Finalmente, lo que conocemos como el relato de la tempestad calmada, en
realidad, para Mateo es un seismos.
El terremoto acompaña las manifestaciones divinas que tienen que ver con la
consumación de los tiempos. Jesús derrota el mal (ese es uno de los sentidos de
la tempestad calmada), Jesús es el Hijo del Hombre que viene con su muerte y su
resurrección. La idea del relámpago es similar. En Mt. 24, 27 dice el Señor que
la venida del Hijo del Hombre será como un relámpago que abarcará desde oriente
hasta occidente. De esta manera, el autor pinta la escena de la resurrección
con elementos escatológicos que avisan al lector sobre lo que ha ocurrido: es
el tiempo final. Lo que había que esperar, donde estaba nuestra esperanza, se
ha concretado. Si seguimos esperando con la mirada perdida en el horizonte,
entonces estamos malinterpretando la resurrección. Nuestra esperanza es Jesús,
y Jesús está vivo. Él es la suma de nuestros anhelos. Es la vida. Las mujeres
en el sepulcro tiene que develar eso: la esperanza que es activa y presente en
el hoy. Inclusive, la esperanza que se nos adelanta. Por eso el Resucitado
llega antes a Galilea. Ya nos está esperando hacia donde tenemos que ir. Está
en la meta antes que nosotros. La esperanza de Dios se nos adelanta, nos gana
la carrera, nos recibe en la meta.
Los guardias que caen como muertos son la antítesis de las mujeres. Sólo
Mateo los menciona dentro de los Evangelios canónicos. Entre los apócrifos, el
llamado Evangelio de Pedro también lo
hace. Si bien algunos suponen (como lo hace X. L. Dufour) que la inclusión de
los guardias es un tema apologético para desmentir la versión circulante ya en
los años 80 d.C. sobre los discípulos que roban el cuerpo de Jesús, también es
cierto que, en la composición del cuadro, los guardias cumplen una función
dramática. Dos mujeres, compañeras de la víctima, van al sepulcro; unos
guardias, al servicio del poder que genera víctimas, custodian el cuerpo.

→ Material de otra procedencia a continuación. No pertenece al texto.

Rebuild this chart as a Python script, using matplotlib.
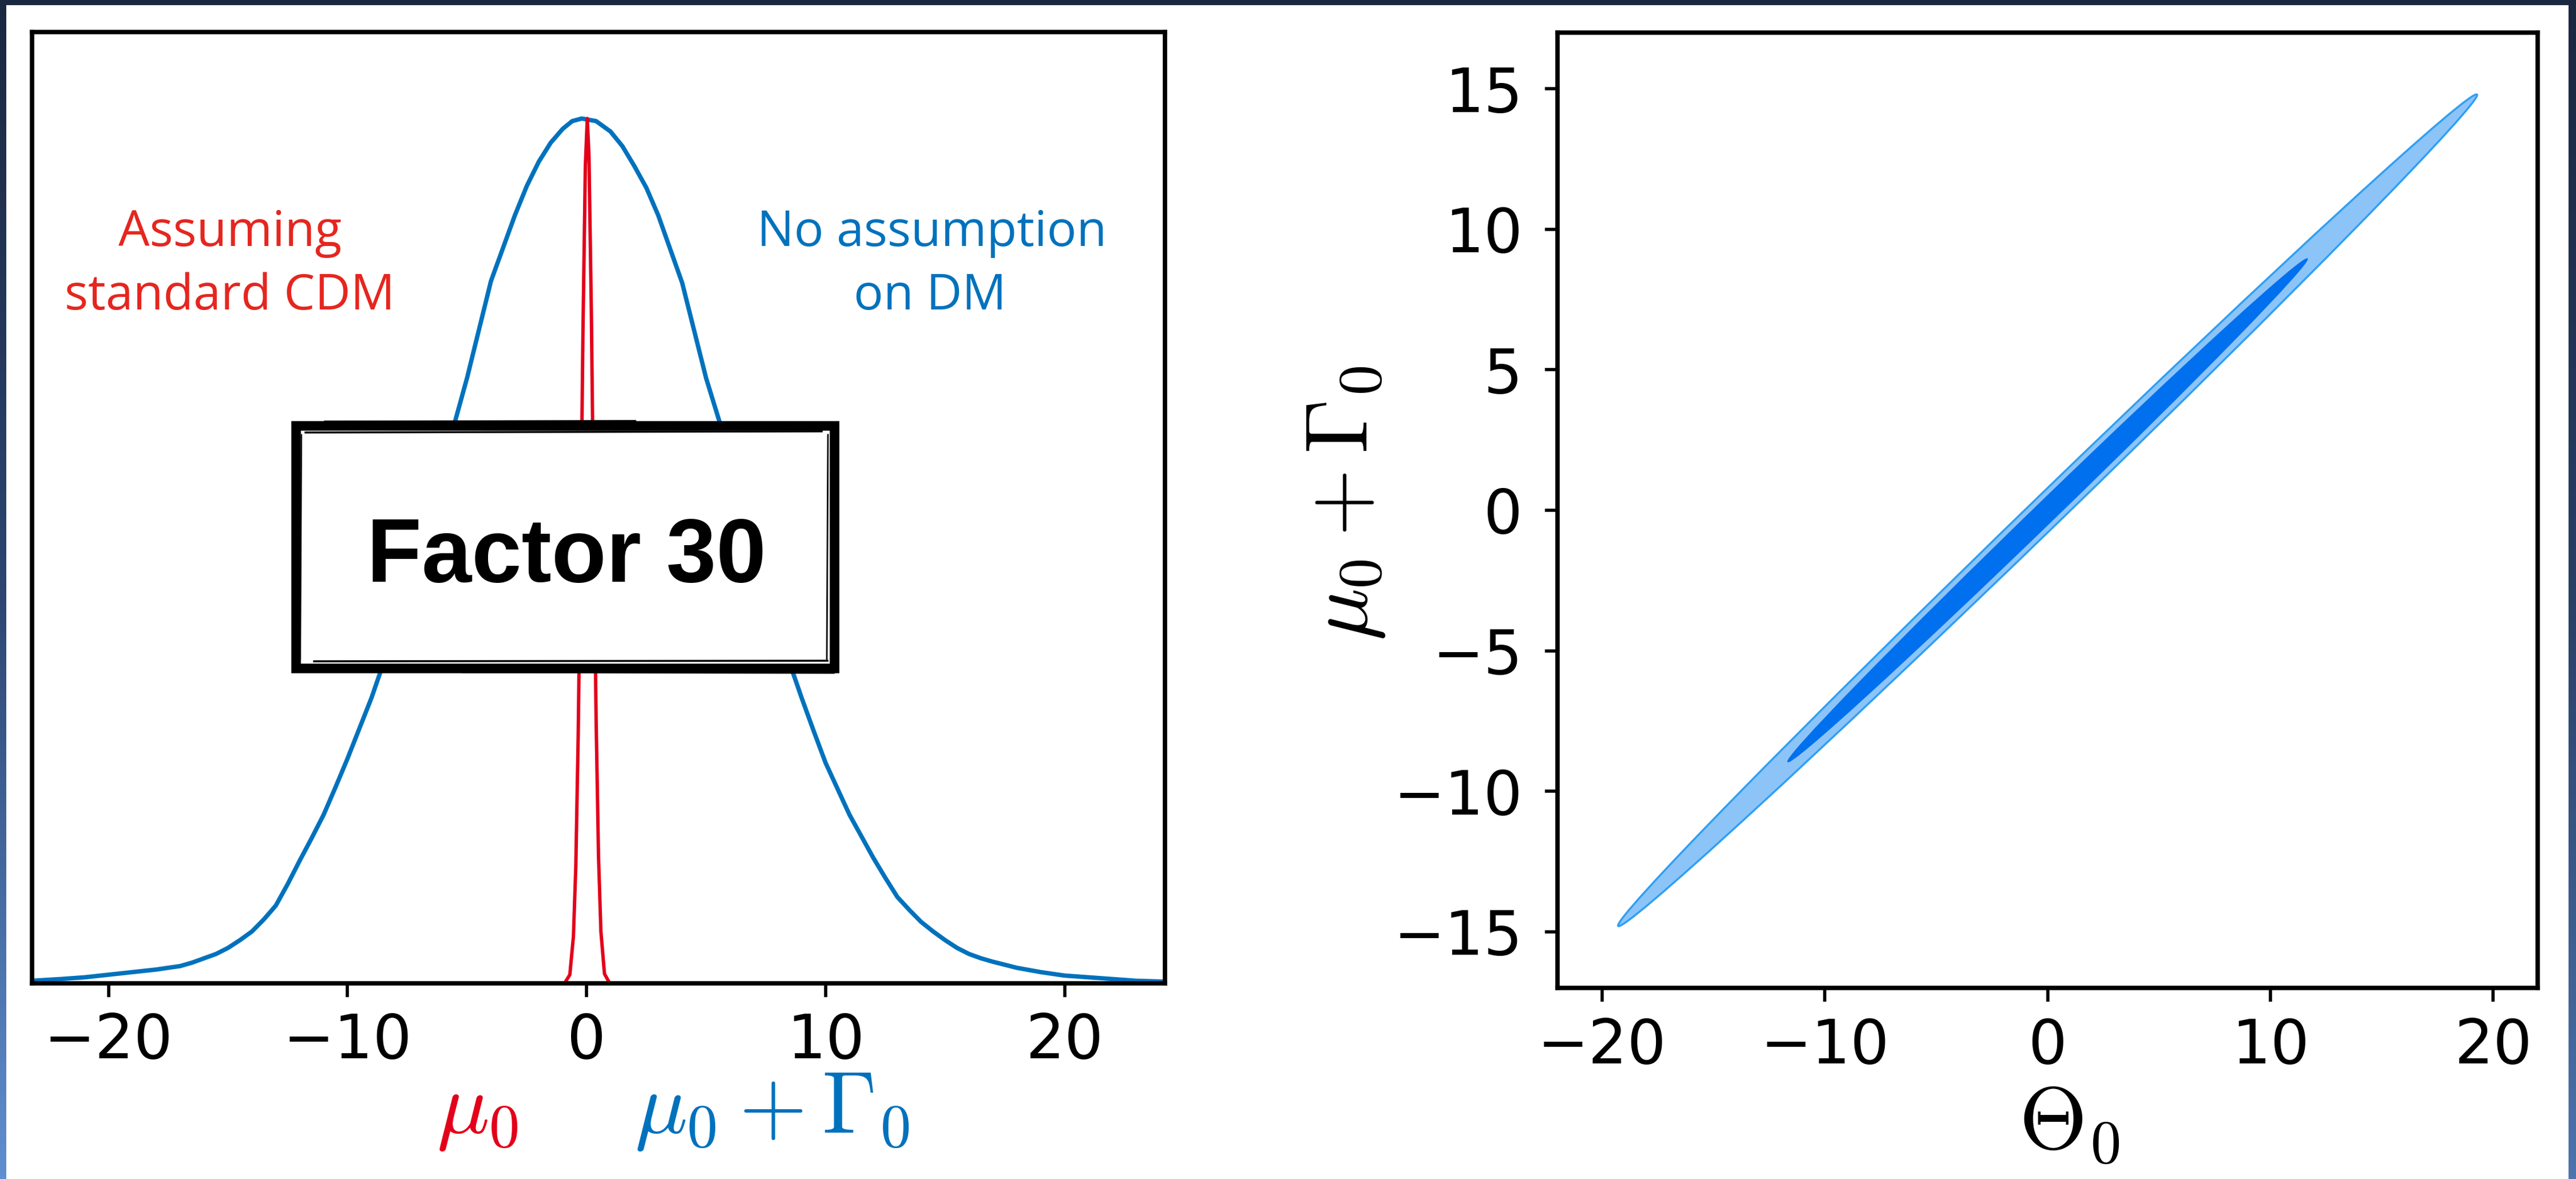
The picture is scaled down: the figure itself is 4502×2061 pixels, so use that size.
import numpy as np
import matplotlib
matplotlib.use('Agg')
import matplotlib.pyplot as plt
from matplotlib.patches import Rectangle, Ellipse
from matplotlib.colors import LinearSegmentedColormap

# ---------------- data ----------------
blue_x = [-23.2, -22, -21, -20, -19, -18, -17, -16.5, -16, -15.5, -15, -14.5,
          -14, -13.5, -13, -12.5, -12, -11.5, -11, -10.5, -10, -9.5, -9, -8.5,
          -8, -7, -6, -5, -4, -3, -2.5, -2, -1.5, -1, -0.6, -0.2,
          0.4, 1, 1.5, 2, 2.5, 3, 4, 5, 6, 7, 8, 8.5, 9, 9.5, 10, 10.5, 11,
          11.5, 12, 12.5, 13, 13.5, 14, 14.5, 15, 15.5, 16, 16.5, 17, 18,
          19, 20, 21, 22, 23, 24.2]
blue_y = [0.003, 0.005, 0.007, 0.010, 0.013, 0.016, 0.020, 0.024, 0.029, 0.034,
          0.041, 0.050, 0.060, 0.074, 0.090, 0.115, 0.142, 0.168, 0.195, 0.227,
          0.260, 0.295, 0.330, 0.370, 0.410, 0.500, 0.600, 0.700, 0.812, 0.888,
          0.922, 0.950, 0.972, 0.988, 0.997, 1.000,
          0.997, 0.985, 0.968, 0.945, 0.920, 0.888, 0.810, 0.700, 0.610, 0.505,
          0.410, 0.370, 0.330, 0.292, 0.255, 0.225, 0.195, 0.170, 0.145, 0.122,
          0.100, 0.085, 0.071, 0.060, 0.050, 0.041, 0.034, 0.029, 0.025, 0.018,
          0.013, 0.009, 0.007, 0.005, 0.003, 0.002]

red_x = [-0.9, -0.7, -0.55, -0.45, -0.35, -0.25, -0.15, -0.05, 0.03,
         0.1, 0.2, 0.3, 0.4, 0.5, 0.6, 0.75, 0.95]
red_y = [0.001, 0.010, 0.054, 0.135, 0.286, 0.506, 0.755, 0.946, 1.000,
         0.958, 0.778, 0.531, 0.305, 0.147, 0.060, 0.011, 0.001]

left_xticks = [-20, -10, 0, 10, 20]
right_xticks = [-20, -10, 0, 10, 20]
right_yticks = [-15, -10, -5, 0, 5, 10, 15]

# 2D contour regions (ellipses in data space): centre, semi-axes, angle
contour_center = (0.0, 0.0)
contour_angle_deg = 37.5
outer_semi_axes = (24.3, 0.63)   # 95% region
inner_semi_axes = (14.7, 0.415)  # 68% region

left_text_red = ["Assuming", "standard CDM"]
left_text_blue = ["No assumption", "on DM"]
box_text = "Factor 30"

# ---------------- style ----------------
W, H = 4502, 2061
DPI = 100
plt.rcParams['mathtext.fontset'] = 'cm'
plt.rcParams['axes.unicode_minus'] = True

NAVY = '#1a2740'
BLUE = '#0072bd'
RED = '#e3001b'
RED_TXT = '#e5261f'

fig = plt.figure(figsize=(W / DPI, H / DPI), dpi=DPI, facecolor=NAVY)

# background (slide frame)
bg = fig.add_axes([0, 0, 1, 1], zorder=0)
grad = np.linspace(0, 1, 256).reshape(-1, 1)
cmap_l = LinearSegmentedColormap.from_list('l', [NAVY, '#2c4571', '#5f8fd0'])
cmap_r = LinearSegmentedColormap.from_list('r', [NAVY, '#283f66', '#4d74ad'])
bg.imshow(grad, cmap=cmap_l, extent=[0, 11, H, 0], aspect='auto')
bg.imshow(grad, cmap=cmap_r, extent=[4489, W, H, 0], aspect='auto')
bg.add_patch(Rectangle((11, 9), 4489 - 11, H - 9, facecolor='white', edgecolor='none'))
bg.set_xlim(0, W)
bg.set_ylim(H, 0)
bg.axis('off')

SPINE_LW = 5.5

def style_axes(ax):
    for s in ax.spines.values():
        s.set_linewidth(SPINE_LW)
        s.set_color('black')
    ax.set_facecolor('white')

# ---------------- left panel ----------------
ax1 = fig.add_axes([56 / W, 1 - 1719 / H, (2036 - 56) / W, (1719 - 56) / H], zorder=1)
style_axes(ax1)
ax1.plot(blue_x, blue_y, color=BLUE, lw=5.5, solid_capstyle='round', solid_joinstyle='round')
ax1.plot(red_x, red_y, color=RED, lw=4.3, solid_capstyle='round', solid_joinstyle='round')
ax1.set_xlim(-23.2, 24.2)
ax1.set_ylim(0, 1.1)
ax1.set_yticks([])
ax1.set_xticks(left_xticks)
ax1.tick_params(axis='x', length=17, width=4, pad=19, labelsize=77)

# ---------------- right panel ----------------
ax2 = fig.add_axes([2722 / W, 1 - 1727 / H, (4435 - 2722) / W, (1727 - 57) / H], zorder=1)
style_axes(ax2)
ax2.add_patch(Ellipse(contour_center, 2 * outer_semi_axes[0], 2 * outer_semi_axes[1],
                      angle=contour_angle_deg, facecolor='#8cc4f8',
                      edgecolor='#2f9ff5', lw=2.5))
ax2.add_patch(Ellipse(contour_center, 2 * inner_semi_axes[0], 2 * inner_semi_axes[1],
                      angle=contour_angle_deg, facecolor='#0070ee',
                      edgecolor='#0070ee', lw=1.0))
ax2.set_xlim(-22, 22)
ax2.set_ylim(-17, 17)
ax2.set_xticks(right_xticks)
ax2.set_yticks(right_yticks)
ax2.tick_params(axis='x', length=17, width=4, pad=20, labelsize=77)
ax2.tick_params(axis='y', length=16, width=4, pad=28, labelsize=77)

# ---------------- overlay (annotations in pixel coords) ----------------
ov = fig.add_axes([0, 0, 1, 1], zorder=5)
ov.set_xlim(0, W)
ov.set_ylim(H, 0)
ov.axis('off')

TXT_FONT = ['Open Sans', 'DejaVu Sans']
TXT_SIZE = 62
ov.text(402, 430, left_text_red[0], color=RED_TXT, fontsize=TXT_SIZE, family=TXT_FONT,
        ha='center', va='baseline')
ov.text(402, 541, left_text_red[1], color=RED_TXT, fontsize=TXT_SIZE, family=TXT_FONT,
        ha='center', va='baseline')
ov.text(1629, 430, left_text_blue[0], color=BLUE, fontsize=TXT_SIZE, family=TXT_FONT,
        ha='center', va='baseline')
ov.text(1625, 541, left_text_blue[1], color=BLUE, fontsize=TXT_SIZE, family=TXT_FONT,
        ha='center', va='baseline')

# sketchy "Factor 30" box
bx0, bx1, by0, by1 = 509, 1466, 735, 1177
ov.add_patch(Rectangle((bx0 + 8, by0 + 9), bx1 - bx0 - 16, by1 - by0 - 18,
                       facecolor='white', edgecolor='black', lw=12, joinstyle='miter'))
ov.plot([bx0 + 25, bx1 - 30], [by0 + 21, by0 + 19], color='black', lw=2.5)
ov.plot([bx0 + 60, bx0 + 600], [by0 + 3, by0 + 2], color='black', lw=4)
ov.plot([bx0 + 40, bx1 - 20], [by1 - 21, by1 - 22], color='black', lw=2.5)
ov.plot([bx0 + 300, bx1 - 10], [by1 - 3, by1 - 2], color='black', lw=4)
ov.plot([bx0 + 18, bx0 + 16], [by0 + 25, by1 - 25], color='black', lw=1.5)
ov.plot([bx1 - 19, bx1 - 21], [by0 + 25, by1 - 25], color='black', lw=2.0)
ov.text(990, 1017, box_text, color='black', fontsize=113, fontweight='bold',
        family=['Liberation Sans', 'DejaVu Sans'], ha='center', va='baseline')

# axis labels
ov.text(763, 1980, r'$\mu_0$', color=RED, fontsize=110, ha='left', va='baseline')
ov.text(1109, 1980, r'$\mu_0 + \Gamma_0$', color=BLUE, fontsize=110, ha='left', va='baseline')
ov.text(2350, 880, r'$\mu_0 + \Gamma_0$', color='black', fontsize=110, rotation=90,
        ha='center', va='center')
ov.text(3528, 2008, r'$\Theta_0$', color='black', fontsize=110, ha='left', va='baseline')

fig.savefig('out.png', dpi=DPI, facecolor=NAVY)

Cosmológicamente, es como si los opresores (el mal) y los oprimidos (el bien)
lucharan una batalla (por el cuerpo de Jesús). Si Jesús es la esperanza, los
opresores quieren quitarle esa esperanza a los oprimidos. Uno de los mecanismos
más antiguos de dominación es, justamente, hacer creer al otro que no hay
salida, que la única salvación es el
poder que lo está oprimiendo. Con la resurrección, los opresores (representados
por los guardias) quedan como muertos. La resurrección es la esperanza de los
oprimidos, es lo que derrota a las fuerzas del mal. La víctima vuelta a la vida
es la palabra definitiva de Dios, su opinión tajante sobre la situación humana:
Dios está del lado de las víctimas. Por eso los guardias (Roma) quedan como
muertos y las mujeres (discriminadas, menospreciadas, tenidas por menos)
reciben el anuncio de la vida. Con la
Pascua queda claro que Dios no es imparcial.